Answer:
[tex]\large\boxed{\large\boxed{\sqrt{3} <\sqrt{5} <\pi <2\sqrt{3}}}[/tex]
Explanation:
You are comparing irrational numbers.
By inspection, i.e. at first sight you can only compare [tex]\sqrt{3} \text{ }and\text{ } 2\sqrt{3}[/tex] because they have the same radicand.
You can order: [tex]\sqrt{3} <2\sqrt{3}[/tex]
You can introduce the 2 inside the radical by squaring it:
[tex]2\sqrt{3}=\sqrt{2^2\times3}=\sqrt{12}[/tex]

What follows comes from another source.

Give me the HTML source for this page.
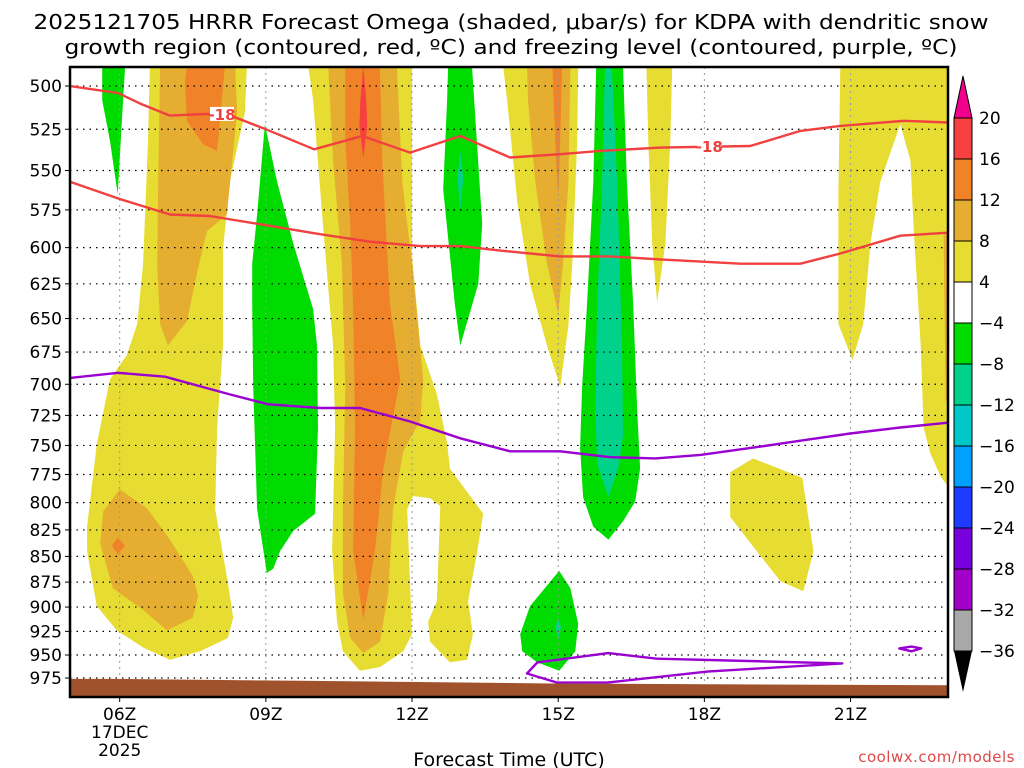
<!DOCTYPE html>
<html><head><meta charset="utf-8"><style>
html,body{margin:0;padding:0;background:#fff;}
svg{display:block;font-family:"DejaVu Sans","Liberation Sans",sans-serif;}
</style></head><body>
<svg id="chart" width="1024" height="768" viewBox="0 0 1024 768" xmlns="http://www.w3.org/2000/svg">
<text x="511" y="29" font-size="20" text-anchor="middle" textLength="955" lengthAdjust="spacingAndGlyphs">2025121705 HRRR Forecast Omega (shaded, μbar/s) for KDPA with dendritic snow</text>
<text x="511" y="54" font-size="20" text-anchor="middle" textLength="893" lengthAdjust="spacingAndGlyphs">growth region (contoured, red, ºC) and freezing level (contoured, purple, ºC)</text>
<g id="plot"></g>
<g id="axes"></g>
<g id="cbar"></g>
<text x="509" y="766" font-size="19" text-anchor="middle">Forecast Time (UTC)</text>
<text x="1015" y="762" font-size="15" fill="#e04848" text-anchor="end" letter-spacing="0.5">coolwx.com/models</text>
</svg>
<script>
// ---- data ----
const pressureTicks = [500,525,550,575,600,625,650,675,700,725,750,775,800,825,850,875,900,925,950,975];
const hourTicks = [6,9,12,15,18,21];
const hourTickLabels = ["06Z","09Z","12Z","15Z","18Z","21Z"];
const cbarLevels = [20,16,12,8,4,-4,-8,-12,-16,-20,-24,-28,-32,-36];
const cbarColors = ["#f84040","#f08228","#e6ae30","#e6dc32","#ffffff","#00dc00","#00d28c","#00c8c8","#00a0ff","#1e3cff","#7800dc","#a000c8","#a8a8a8"];
// omega filled contour regions: [hour, hPa]
const yellowLeft = [[6.62,489],[8.61,489],[8.57,515],[8.26,557],[8.12,601],[8.12,670],[8.0,735],[7.96,806],[8.22,876],[8.33,911],[8.22,932],[7.65,946],[7.03,955],[6.48,942],[5.94,924],[5.53,899],[5.33,845],[5.33,822],[5.53,749],[5.8,696],[6.15,677],[6.36,654],[6.48,611],[6.58,532]];
const goldLeftUpper = [[6.83,489],[8.37,489],[8.41,515],[8.2,578],[7.79,589],[7.59,617],[7.38,652],[6.99,670],[6.83,654],[6.77,611],[6.79,557]];
const orangeLeftUpper = [[7.38,489],[8.16,489],[8.0,538],[7.71,534],[7.38,520],[7.34,498]];
const goldLeftLower = [[6.0,788],[6.56,805],[7.03,834],[7.5,869],[7.61,889],[7.5,911],[6.97,924],[6.48,903],[5.86,881],[5.6,838],[5.66,808]];
const orangeLeftLower = [[5.96,832],[6.11,840],[5.96,848],[5.84,840]];
const greenLeft = [[5.64,489],[6.11,489],[6.07,508],[5.96,565],[5.8,532],[5.64,508]];
const green09 = [[8.98,522],[9.23,557],[9.56,597],[9.97,643],[10.05,670],[10.07,735],[10.01,810],[9.56,826],[9.29,845],[9.15,862],[9.02,866],[8.82,806],[8.74,702],[8.72,640],[8.72,611],[8.82,578]];
const yellowCenter = [[9.87,489],[12.0,489],[12.0,605],[12.17,670],[12.51,708],[12.72,748],[12.78,770],[13.46,810],[13.34,845],[13.15,894],[13.25,928],[13.13,955],[12.78,958],[12.37,936],[12.33,915],[12.51,894],[12.53,866],[12.58,803],[12.37,796],[12.02,794],[11.9,806],[12.0,928],[11.82,946],[11.34,963],[10.93,967],[10.58,946],[10.46,915],[10.36,845],[10.42,735],[10.38,670],[10.17,584],[9.97,508]];
const goldCenter = [[10.28,489],[11.69,489],[11.8,557],[12.02,617],[12.23,696],[12.17,729],[11.82,755],[11.61,806],[11.51,886],[11.34,936],[11.0,948],[10.73,932],[10.58,886],[10.58,806],[10.63,702],[10.56,611],[10.38,544]];
const orangeCenter = [[10.63,489],[11.34,489],[11.39,544],[11.55,640],[11.76,696],[11.61,726],[11.41,770],[11.24,845],[11.0,913],[10.79,845],[10.83,735],[10.79,640],[10.73,584],[10.63,532]];
const redCenter = [[11.0,489],[11.06,508],[11.08,523],[11.0,542],[10.92,523],[10.94,508]];
const green13 = [[12.74,489],[13.23,489],[13.44,584],[13.36,625],[12.99,670],[12.88,640],[12.64,562],[12.72,508]];
const teal13 = [[12.99,538],[13.05,555],[12.99,575],[12.93,555]];
const yellow15 = [[13.87,489],[15.41,489],[15.39,532],[15.29,611],[15.21,655],[15.04,702],[14.77,670],[14.42,625],[14.16,570],[13.95,508]];
const gold15 = [[14.36,489],[15.25,489],[15.21,557],[15.1,611],[15.0,646],[14.77,611],[14.53,557],[14.38,508]];
const orange15 = [[14.88,489],[15.08,489],[15.04,532],[15.0,567],[14.94,532]];
const green16 = [[15.78,489],[16.33,489],[16.41,557],[16.54,640],[16.62,719],[16.68,770],[16.58,799],[16.33,817],[16.03,834],[15.72,822],[15.51,795],[15.45,752],[15.49,702],[15.59,640],[15.72,557]];
const teal16 = [[15.96,489],[16.1,489],[16.21,557],[16.31,670],[16.33,742],[16.23,770],[16.03,795],[15.8,766],[15.76,719],[15.8,640],[15.9,557]];
const yellow17 = [[16.81,489],[17.34,489],[17.3,532],[17.2,597],[17.03,638],[16.93,597],[16.85,532]];
const yellow19 = [[18.53,773],[19.0,761],[20.01,778],[20.24,845],[20.03,884],[19.56,874],[19.21,853],[18.53,813]];
const yellowRight = [[20.79,489],[23.05,489],[23.05,788],[22.85,777],[22.64,757],[22.5,735],[22.44,670],[22.29,584],[22.23,544],[22.02,522],[21.61,557],[21.41,597],[21.26,654],[21.04,681],[20.75,654],[20.75,566]];
const goldRight = [[22.91,589],[23.05,595],[23.05,715],[22.95,713]];
const green15low = [[15.02,864],[15.25,881],[15.41,917],[15.35,946],[15.02,967],[14.57,958],[14.26,946],[14.22,928],[14.42,899]];
const teal15low = [[15.0,912],[15.06,921],[15.0,932],[14.94,921]];
// temperature contours
const dgzUpperLine = [[4.98,500],[5.97,504],[6.42,510],[7.03,517],[7.79,516],[8.37,518],[9.0,525],[9.99,537],[10.98,529],[11.96,539],[12.99,529],[14.01,542],[15.04,540],[15.86,538],[17.1,536],[18.94,535],[19.97,526],[20.79,523],[22.1,520],[23.0,521]];
const dgzLowerLine = [[4.98,557],[6.0,568],[7.03,578],[7.85,579],[9.0,585],[10.11,591],[11.14,596],[12.17,599],[12.99,599],[13.81,602],[15.04,606],[16.07,606],[17.1,608],[18.74,611],[19.97,611],[20.79,604],[22.02,592],[23.0,590]];
const dgzLabels = [[8.1,516],[18.1,535]];
const freezingLine = [[4.98,695],[5.97,691],[6.93,694],[8.26,708],[9.05,716],[10.11,719],[10.93,719],[11.96,730],[12.99,744],[14.01,755],[15.04,755],[16.07,760],[16.99,761],[17.92,758],[19.15,751],[19.97,746],[20.99,740],[22.02,735],[23.0,731]];
const freezingLoop = [[14.57,958],[16.03,948],[17.03,954],[20.83,959],[18.06,968],[16.01,980],[14.98,980],[14.36,970]];
const freezingSmall = [[22.0,943],[22.25,941],[22.45,943],[22.25,946]];
const terrainTop = [[4.98,976],[6.0,976],[9.7,978],[14.84,981],[23.05,983]];

// ---- axes ----
const X0=70, X1=948, Y0=67, Y1=697;
const H0=4.98, H1=23.0;
function xs(h){return X0+(h-H0)/(H1-H0)*(X1-X0);}
function ys(p){return 86+886.5*Math.log(p/500);}
const NS="http://www.w3.org/2000/svg";
function mk(tag,attrs,parent){const e=document.createElementNS(NS,tag);for(const k in attrs)e.setAttribute(k,attrs[k]);parent.appendChild(e);return e;}
function pts(arr){return arr.map(d=>xs(d[0]).toFixed(1)+","+ys(d[1]).toFixed(1)).join(" ");}
const plot=document.getElementById('plot'), axes=document.getElementById('axes'), cb=document.getElementById('cbar');
const clip=mk('clipPath',{id:'pc'},plot); mk('rect',{x:X0,y:Y0,width:X1-X0,height:Y1-Y0},clip);
const g=mk('g',{'clip-path':'url(#pc)'},plot);
const YEL="#e6dc32",GLD="#e6ae30",ORG="#f08228",RED="#f84040",GRN="#00dc00",TEA="#00d28c";
const regions=[
 [yellowLeft,YEL,'omega-4-8-left'],[goldLeftUpper,GLD,'omega-8-12-left-upper'],[orangeLeftUpper,ORG,'omega-12-16-left-upper'],
 [goldLeftLower,GLD,'omega-8-12-left-lower'],[orangeLeftLower,ORG,'omega-12-16-left-lower'],[greenLeft,GRN,'omega-neg-left'],
 [green09,GRN,'omega-neg-09z'],[yellowCenter,YEL,'omega-4-8-center'],[goldCenter,GLD,'omega-8-12-center'],[orangeCenter,ORG,'omega-12-16-center'],
 [redCenter,RED,'omega-16-20-center'],[green13,GRN,'omega-neg-13z'],[teal13,TEA,'omega-neg8-13z'],[yellow15,YEL,'omega-4-8-15z'],
 [gold15,GLD,'omega-8-12-15z'],[orange15,ORG,'omega-12-16-15z'],[green16,GRN,'omega-neg-16z'],[teal16,TEA,'omega-neg8-16z'],
 [yellow17,YEL,'omega-4-8-17z'],[yellow19,YEL,'omega-4-8-19z'],[yellowRight,YEL,'omega-4-8-right'],[goldRight,GLD,'omega-8-12-right'],
 [green15low,GRN,'omega-neg-15z-low'],[teal15low,TEA,'omega-neg8-15z-low']];
regions.forEach(r=>{
 const e=mk('polygon',{points:pts(r[0]),fill:r[1]},g);
 
 
});
// grid
pressureTicks.forEach(p=>{
 const y=ys(p);
 const l=mk('line',{x1:X0,x2:X1,y1:y,y2:y,stroke:'#000','stroke-width':1.2,'stroke-dasharray':'1.5 5'},g);
 
 
});
hourTicks.forEach(h=>{
 const x=xs(h);
 const l=mk('line',{x1:x,x2:x,y1:Y0,y2:Y1,stroke:'#999','stroke-width':1,'stroke-dasharray':'2 4'},g);
 
 
});
// contour lines
function line(arr,color,name,closed){
 const e=mk(closed?'polygon':'polyline',{points:pts(arr),fill:'none',stroke:color,'stroke-width':2.4,'stroke-linejoin':'round'},g);
 
 
}
line(dgzUpperLine,'#f04040','dgz-contour-upper',false);
line(dgzLowerLine,'#f04040','dgz-contour-lower',false);
line(freezingLine,'#9a00d0','freezing-level-line',false);
line(freezingLoop,'#9a00d0','freezing-level-loop',true);
line(freezingSmall,'#9a00d0','freezing-level-small-loop',true);
dgzLabels.forEach(d=>{
 const x=xs(d[0]), y=ys(d[1]);
 mk('rect',{x:x-12,y:y-7,width:24,height:14,fill:'#fff'},g);
 const t=mk('text',{x:x,y:y+6,'font-size':15,'font-weight':'bold',fill:'#f04040','text-anchor':'middle'},g);
 t.textContent='-18';
 
 
});
// terrain
const terr=terrainTop.map(d=>[d[0],d[1]]).concat([[23.05,1000],[4.98,1000]]);
const te=mk('polygon',{points:pts(terr),fill:'#a0522d'},g);


// frame
const fr=mk('rect',{x:X0,y:Y0,width:X1-X0,height:Y1-Y0,fill:'none',stroke:'#000','stroke-width':2.5},axes);


pressureTicks.forEach(p=>{
 const y=ys(p);
 mk('line',{x1:X0-5,x2:X0,y1:y,y2:y,stroke:'#000','stroke-width':1},axes);
 const t=mk('text',{x:62,y:y+6,'font-size':17,'text-anchor':'end'},axes);
 t.textContent=p;
 
 
});
hourTicks.forEach((h,i)=>{
 const x=xs(h);
 mk('line',{x1:x,x2:x,y1:Y1,y2:Y1+5,stroke:'#000','stroke-width':1},axes);
 const t=mk('text',{x:x,y:720,'font-size':17,'text-anchor':'middle'},axes);
 t.textContent=hourTickLabels[i];
 
 
});
[['17DEC',738],['2025',756]].forEach(a=>{
 const t=mk('text',{x:xs(6),y:a[1],'font-size':17,'text-anchor':'middle'},axes);
 t.textContent=a[0];
 
 
});
// colorbar
const CBX=954, CBW=18, CBT=118, CBB=651;
const step=(CBB-CBT)/cbarColors.length;
mk('polygon',{points:`${CBX},${CBT} ${CBX+CBW},${CBT} ${CBX+CBW/2},${76}`,fill:'#f0008c',stroke:'#000','stroke-width':1},cb);
cbarColors.forEach((c,i)=>{
 const r=mk('rect',{x:CBX,y:CBT+i*step,width:CBW,height:step,fill:c,stroke:'#000','stroke-width':1},cb);
 
 
});
mk('polygon',{points:`${CBX},${CBB} ${CBX+CBW},${CBB} ${CBX+CBW/2},${692}`,fill:'#000'},cb);
cbarLevels.forEach((v,i)=>{
 const t=mk('text',{x:979,y:CBT+i*step+6,'font-size':17},cb);
 t.textContent=v<0?'\u2212'+(-v):String(v);
 
 
});
</script>
</body></html>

Since 5 is between 3 and 12, you can order:
- [tex]\sqrt{3} <\sqrt{5} <\sqrt{12}[/tex]
Which is:
- [tex]\sqrt{3} <\sqrt{5} <2\sqrt{3}[/tex]
You must know that π ≈ 3.14.
5 is less than 9 and the square root of 9 is 3; hence, [tex]\sqrt{5} <3[/tex] and [tex]\sqrt{5} <\pi[/tex]
Now you must determine whether π is less than or greater than [tex]\sqrt{12}[/tex]
Using a calculator or probing numbers between 3 and 4 you get [tex]\sqrt{12} \approx3.46[/tex]
Hence, the complete order is:
- [tex]\sqrt{3} <\sqrt{5} <\pi <2\sqrt{3}[/tex]